Medical Ethics

Julie Ponesse, PhD
Director of Medical Ethics

Richard Amerling, MD
Chief Academic Officer

Statement on Medical Ethics  

By Richard Amerling, MD, Chief Academic Officer and Julie Ponesse, Director of Medical Ethics

Medical Ethics has been either abandoned wholesale or highly manipulated over the last 40+ years.

Reaffirmation of Medical Ethics is an absolute precondition to the restoration of the medical profession. The Oath of Hippocrates remains the gold standard expression of medical ethics. It is a solemn pronouncement by which a physician acknowledges and pledges oneself to the priority of patient well-being, and to confidentiality, precaution, beneficence and non-maleficence over coercion, compliance and self-interest. Medical Ethics undergirds the Standard of Care.

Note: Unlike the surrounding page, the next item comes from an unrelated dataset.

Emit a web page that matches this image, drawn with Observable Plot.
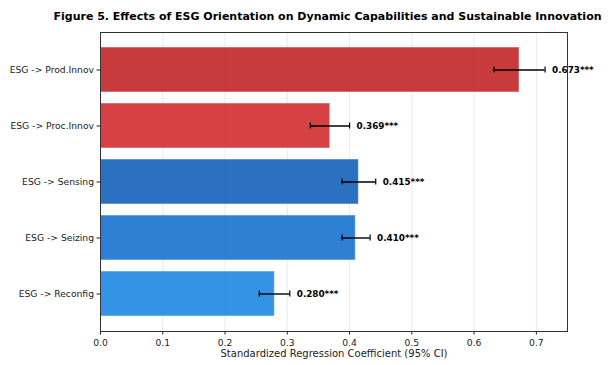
<!DOCTYPE html>
<html>
<head>
<meta charset="utf-8">
<script src="https://cdn.jsdelivr.net/npm/d3@7"></script>
<script src="https://cdn.jsdelivr.net/npm/@observablehq/plot@0.6"></script>
<style>
  html, body { margin: 0; padding: 0; background: #fff; }
  #title { width: 613px; height: 30px; box-sizing: border-box; padding-top: 4px; line-height: 26px;
           font-family: "DejaVu Sans", sans-serif; font-weight: bold; font-size: 11px; color: #000;
           text-align: center; padding-left: 42px; white-space: nowrap; }
  svg { display: block; }
</style>
</head>
<body>
<div id="title">Figure 5. Effects of ESG Orientation on Dynamic Capabilities and Sustainable Innovation</div>
<div id="chart"></div>
<script>
const paths = ["ESG -> Prod.Innov", "ESG -> Proc.Innov", "ESG -> Sensing", "ESG -> Seizing", "ESG -> Reconfig"];
const coefficients = [0.673, 0.369, 0.415, 0.410, 0.280];
const ciLower = [0.632, 0.337, 0.388, 0.388, 0.255];
const ciUpper = [0.714, 0.400, 0.442, 0.433, 0.304];
const significance = ["***", "***", "***", "***", "***"];
const barColors = ["#c22627", "#d12e30", "#1560bb", "#1872d0", "#1f87e3"];
const xTicks = [0, 0.1, 0.2, 0.3, 0.4, 0.5, 0.6, 0.7];

const data = paths.map((p, i) => ({
  path: p, coef: coefficients[i], lo: ciLower[i], hi: ciUpper[i],
  label: coefficients[i].toFixed(3) + significance[i], color: barColors[i]
}));

const chart = Plot.plot({
  width: 613,
  height: 335,
  marginTop: 2,
  marginBottom: 34,
  marginLeft: 100,
  marginRight: 46,
  style: { fontFamily: "DejaVu Sans, sans-serif", fontSize: "9.2px", color: "#222", background: "#fff" },
  x: { domain: [0, 0.75], ticks: xTicks, tickFormat: ".1f", label: null },
  y: { domain: paths, paddingInner: 0.2, paddingOuter: 0.235, label: null },
  marks: [
    Plot.gridX(xTicks, { stroke: "#e3e3e3", strokeOpacity: 1, strokeWidth: 0.8 }),
    Plot.barX(data, { x: "coef", y: "path", fill: d => d.color, fillOpacity: 0.9,
                      stroke: "white", strokeOpacity: 0.5, strokeWidth: 1 }),
    Plot.ruleY(data, { y: "path", x1: "lo", x2: "hi", stroke: "#000", strokeWidth: 1.4 }),
    Plot.tickX(data, { x: "lo", y: "path", insetTop: 19.5, insetBottom: 19.5, stroke: "#000", strokeWidth: 1.2 }),
    Plot.tickX(data, { x: "hi", y: "path", insetTop: 19.5, insetBottom: 19.5, stroke: "#000", strokeWidth: 1.2 }),
    Plot.text(data, { x: "hi", y: "path", text: "label", dx: 7, textAnchor: "start",
                      fontWeight: "bold", fontSize: 8.8, fill: "#000" }),
    Plot.axisX({ ticks: xTicks, tickFormat: ".1f", tickSize: 3.5, tickPadding: 4, label: null, fill: "#222" }),
    Plot.axisY({ tickSize: 3.5, tickPadding: 3, label: null, fill: "#222" }),
    Plot.frame({ stroke: "#333", strokeWidth: 1 }),
    Plot.text(["Standardized Regression Coefficient (95% CI)"], { frameAnchor: "bottom", dy: 25, fontSize: 10, fill: "#222" })
  ]
});
document.getElementById("chart").appendChild(chart);
</script>
</body>
</html>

Sadly, “standard of care” has morphed into “standardized care,” which is inherently unethical. In the face of the quality-of-care crisis, the third-party payer system, and declining trust in the medical establishment, reasserting the Oath is now more critical than ever.

Hippocrates’ Oath

(Translated by Amelia Arenas) —for Gary Lefer

I swear before my gods, my ancestors, my teachers, my fellow healers and apprentices, and by all the arts and knowledge I was privileged to learn, that I will stand by these words: I will love those who taught me these arts as I love my parents and I will offer my skills to the young with the same generosity that they were given to me. And I will never ask them for gold, but demand that they stand by this covenant in return. I also swear that if I earn fame and wealth, I will share it with my masters and my students. I will soothe the pain of anyone who needs my art, and if I don’t know how, I will seek the counsel of my teachers. I will offer those who suffer all my attention, my science and my love. Never will I betray them or risk their wellbeing to satisfy my vanity. I will not hurt my fellow or put a knife to his flesh if I don’t know how, or give him an herb to soothe his pain, even if he begs for it in anguish, if it might take away his breath.